If the county board wanted the contract to be amended, it would have to be sent back to the committee so that the contract could be negotiated again with the racing association, Smith said.
The first race is scheduled April 17, and a couple of county board members noted there would not be enough time to renegotiate the contract and get it approved by the county board before the start of the season.
Responding to a suggestion that the county board could approve the use of the rec park for one race or could use the previous contract, Lange said the old contract has expired, and he would not recommend allowing the races to take place with no signed contract.
All of the parties negotiated the contract in good faith, noted Mary Solberg, county board supervisor from Menomonie.
The Dunn County Board approved the contract with the Red Cedar Racing Association on a vote of 21 “yes” to six “no.” Two county board supervisors were absent from the meeting: Kelly McCullough and David Schaefer.
Those who voted against the motion in addition to Tripp and Mather were Carl Vandermeulen, Todd Welch, Dale Harschlip, and Donald Kuether.

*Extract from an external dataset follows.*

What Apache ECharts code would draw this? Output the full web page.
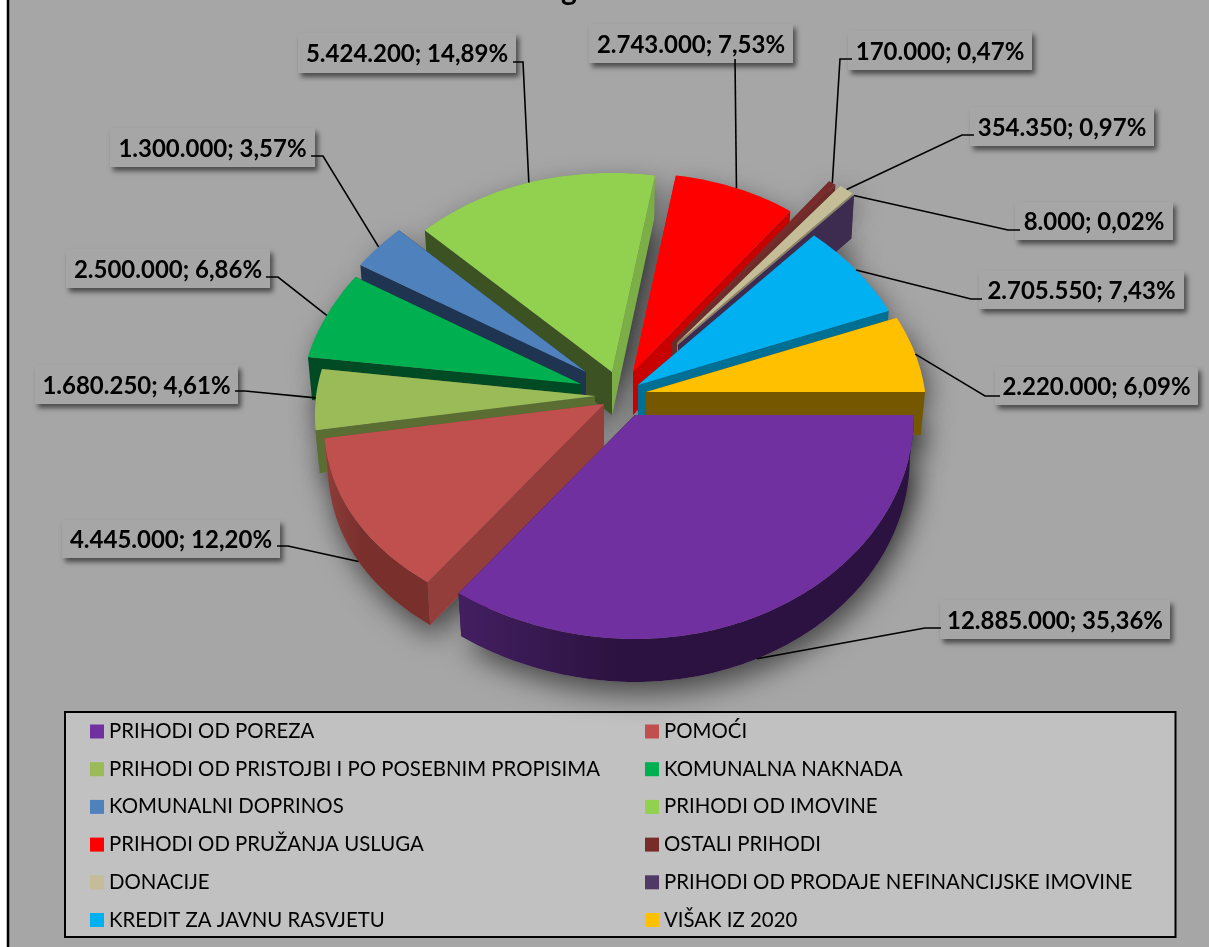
<!DOCTYPE html>
<html>
<head>
<meta charset="utf-8">
<style>html,body{margin:0;padding:0;background:#fff}#c{width:1209px;height:947px}</style>
<script src="https://cdn.jsdelivr.net/npm/echarts@6/dist/echarts.min.js"></script>
</head>
<body>
<div id="c"></div>
<script>
// ---- data ----
const categories = ['PRIHODI OD POREZA','POMOĆI','PRIHODI OD PRISTOJBI I PO POSEBNIM PROPISIMA','KOMUNALNA NAKNADA','KOMUNALNI DOPRINOS','PRIHODI OD IMOVINE','PRIHODI OD PRUŽANJA USLUGA','OSTALI PRIHODI','DONACIJE','PRIHODI OD PRODAJE NEFINANCIJSKE IMOVINE','KREDIT ZA JAVNU RASVJETU','VIŠAK IZ 2020'];
const values = [12885000,4445000,1680250,2500000,1300000,5424200,2743000,170000,354350,8000,2705550,2220000];

// ---- styles ----
const topColors = ['#7030a0','#c0504d','#9bbb59','#00b050','#4f81bd','#92d050','#ff0000','#772c2a','#c4bd97','#4f3a67','#00b0f0','#ffc000'];
const wallStart = ['#2a103e','#943e3b','#5a6e33','#004a24','#1f3450','#3d5222','#d80000','#772c2a','#8a8268','#3d2b50','#006f94','#755700'];
const wallEnd   = ['#2a103e','#943e3b','#5a6e33','#004a24','#1f3450','#7cae47','#c80000','#6b2c2a','#8a8268','#3d2b50','#006f94','#755700'];
const arcLeft   = ['#431f61','#8f3d3a','#5a6e33','#004a24','#1f3450','#3d5222','#c80000','#6b2c2a','#8a8268','#3d2b50','#006f94','#755700'];
const arcRight  = ['#2c1240','#79302d','#5a6e33','#004a24','#1f3450','#3d5222','#c80000','#6b2c2a','#8a8268','#3d2b50','#006f94','#755700'];
// ---- layout ----
const apex = [[635,415],[604,404],[595,396],[581,384],[586,372],[612,372],[633,372],[672,342],[677,343],[678,345],[638,385],[646,392]];
const drawOrder = [5,6,7,8,9,4,3,2,10,11,1,0];
const labelBox = [[940,600,1170,639],[62,520,280,558],[35,365,238,404],[66,249,270,288],[110,128,315,167],[298,33,516,73],[589,24,793,63],[848,31,1032,70],[970,107,1154,146],[1015,202,1173,240],[979,271,1184,309],[995,367,1198,405]];
const leaderStart = [[941,628],[277,546],[235,391],[266,277],[311,156],[513,62],[735,59],[852,59],[974,135],[1020,230],[982,299],[1000,396]];
const leaderElbow = [[925,628],[288,546],[245,391],[278,277],[323,156],[523,62],[735,59],[840,59],[962,135],[1008,230],[971,299],[985,396]];
const legendLeft = [0,2,4,6,8,10];
const legendRight = [1,3,5,7,9,11];
const RX = 279, RY_DOWN = 224, RY_UP = 199, DEPTH = 43;

const total = values.reduce((a,b)=>a+b,0);
const startAngle = [], endAngle = [];
values.reduce((acc,v,i)=>{ startAngle[i]=acc/total*360; endAngle[i]=(acc+v)/total*360; return acc+v; },0);

function rimPoint(i,deg,down){
  const t = deg*Math.PI/180, c = Math.cos(t), s = Math.sin(t);
  let ux = RX*c;
  if(s<0) ux *= 1-0.045*Math.abs(Math.sin(2*t));
  else if(c<0) ux *= 1+0.045*Math.abs(Math.sin(2*t));
  const uy = s>=0 ? RY_DOWN*s : RY_UP*s;
  return [apex[i][0]+ux*(down?0.985:1), apex[i][1]+uy+(down?DEPTH:0)];
}
function arcPoints(i,a,b,down){
  const pts=[], n=Math.max(2,Math.ceil((b-a)));
  for(let k=0;k<=n;k++) pts.push(rimPoint(i,a+(b-a)*k/n,down));
  return pts;
}
function wall(i,deg){
  const ap=apex[i];
  return [ap,rimPoint(i,deg,false),rimPoint(i,deg,true),[ap[0],ap[1]+DEPTH]];
}
function poly(points,fill,extra){
  return {type:'polygon',silent:true,shape:{points},style:Object.assign({fill,stroke:null},extra||{})};
}
function sliceRender(i){
  return function(){
    const a=startAngle[i], b=endAngle[i], ch=[];
    ch.push(poly(wall(i,a),wallStart[i]));
    ch.push(poly(wall(i,b),wallEnd[i]));
    const la=Math.max(a,0), lb=Math.min(b,180);
    if(lb>la){
      const pts=arcPoints(i,la,lb,false).concat(arcPoints(i,la,lb,true).reverse());
      ch.push(poly(pts,{type:'linear',x:0,y:0,x2:1,y2:0,colorStops:[{offset:0,color:arcLeft[i]},{offset:0.35,color:arcRight[i]},{offset:1,color:arcRight[i]}]}));
    }
    ch.push(poly([apex[i]].concat(arcPoints(i,a,b,false)),topColors[i]));
    return {type:'group',children:ch};
  };
}
function shadowRender(params){
  const i=params.dataIndex, a=startAngle[i], b=endAngle[i];
  const pts=[[apex[i][0],apex[i][1]+DEPTH]].concat(arcPoints(i,a,b,true));
  const top=[apex[i]].concat(arcPoints(i,a,b,false));
  const sh={shadowBlur:28,shadowOffsetX:5,shadowOffsetY:12,shadowColor:'rgba(0,0,0,0.55)'};
  return {type:'group',children:[poly(pts,'#8a8a8a',sh),poly(top,'#8a8a8a',sh)]};
}
function fmt(v){ return String(v).replace(/\B(?=(\d{3})+$)/g,'.'); }
function labelText(i){ return fmt(values[i])+'; '+(values[i]/total*100).toFixed(2).replace('.',',')+'%'; }
function labelRender(params){
  const i=params.dataIndex, m=(startAngle[i]+endAngle[i])/2;
  const onWall = m<170;
  const anchor = rimPoint(i,m,onWall);
  const box=labelBox[i];
  return {type:'group',children:[
    {type:'rect',silent:true,shape:{x:box[0],y:box[1],width:box[2]-box[0],height:box[3]-box[1]},
     style:{fill:'#a6a6a6',shadowBlur:5,shadowOffsetX:3,shadowOffsetY:4,shadowColor:'rgba(0,0,0,0.55)'}},
    {type:'polyline',silent:true,shape:{points:[leaderStart[i],leaderElbow[i],anchor]},style:{fill:null,stroke:'#000',lineWidth:1.6}},
    {type:'text',silent:true,style:{text:labelText(i),x:(box[0]+box[2])/2,y:(box[1]+box[3])/2+1.5,align:'center',verticalAlign:'middle',
      font:'bold 24px Lato',fill:'#000'}}
  ]};
}
const series = [
  {type:'custom',name:'shadow',coordinateSystem:'none',z:1,silent:true,animation:false,clip:false,data:values.map((v,i)=>[i]),renderItem:shadowRender},
  {type:'custom',name:'labels',coordinateSystem:'none',z:30,silent:true,animation:false,clip:false,data:values.map((v,i)=>[i]),renderItem:labelRender}
];
categories.forEach((name,i)=>{
  series.push({type:'custom',name,coordinateSystem:'none',z:5+drawOrder.indexOf(i),silent:true,animation:false,clip:false,
    itemStyle:{color:topColors[i]},data:[[values[i]]],renderItem:sliceRender(i)});
});
const legendBase = {orient:'vertical',top:720.5,itemWidth:14,itemHeight:14,itemGap:15.7,padding:0,selectedMode:false,icon:'rect',
  textStyle:{fontFamily:'Lato',fontSize:20.4,color:'#000',lineHeight:22}};
const option = {
  backgroundColor:'#ffffff',
  animation:false,
  tooltip:{show:false},
  legend:[
    Object.assign({},legendBase,{left:90,data:legendLeft.map(i=>categories[i])}),
    Object.assign({},legendBase,{left:645,data:legendRight.map(i=>categories[i])})
  ],
  graphic:[
    {type:'rect',z:-10,silent:true,shape:{x:8,y:-4,width:1210,height:960},style:{fill:'#a6a6a6',stroke:'#000',lineWidth:2.5}},
    {type:'text',z:-9,silent:true,style:{text:'g',x:569,y:-25,align:'center',verticalAlign:'top',font:'bold 30px Lato',fill:'#000'}},
    {type:'rect',z:-5,silent:true,shape:{x:65,y:712,width:1110.5,height:225},style:{fill:'#c1c1c1',stroke:'#000',lineWidth:2}}
  ],
  series
};
echarts.init(document.getElementById('c'),null,{renderer:'canvas'}).setOption(option);
</script>
</body>
</html>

According to the contract, the Red Cedar Racing Association will be assessed a penalty of $100 for each 15 minutes of racing after 11 p.m.
The contract sets the decibel levels at 115 and establishes that readings will be taken at the northwest corner of the grandstand on the walkway, and that it is the racing association’s responsibility to take readings.
The contract also establishes that Dunn County has the right to terminate the agreement at any time if the racing association fails to perform or observe any of the obligations contained in the contract.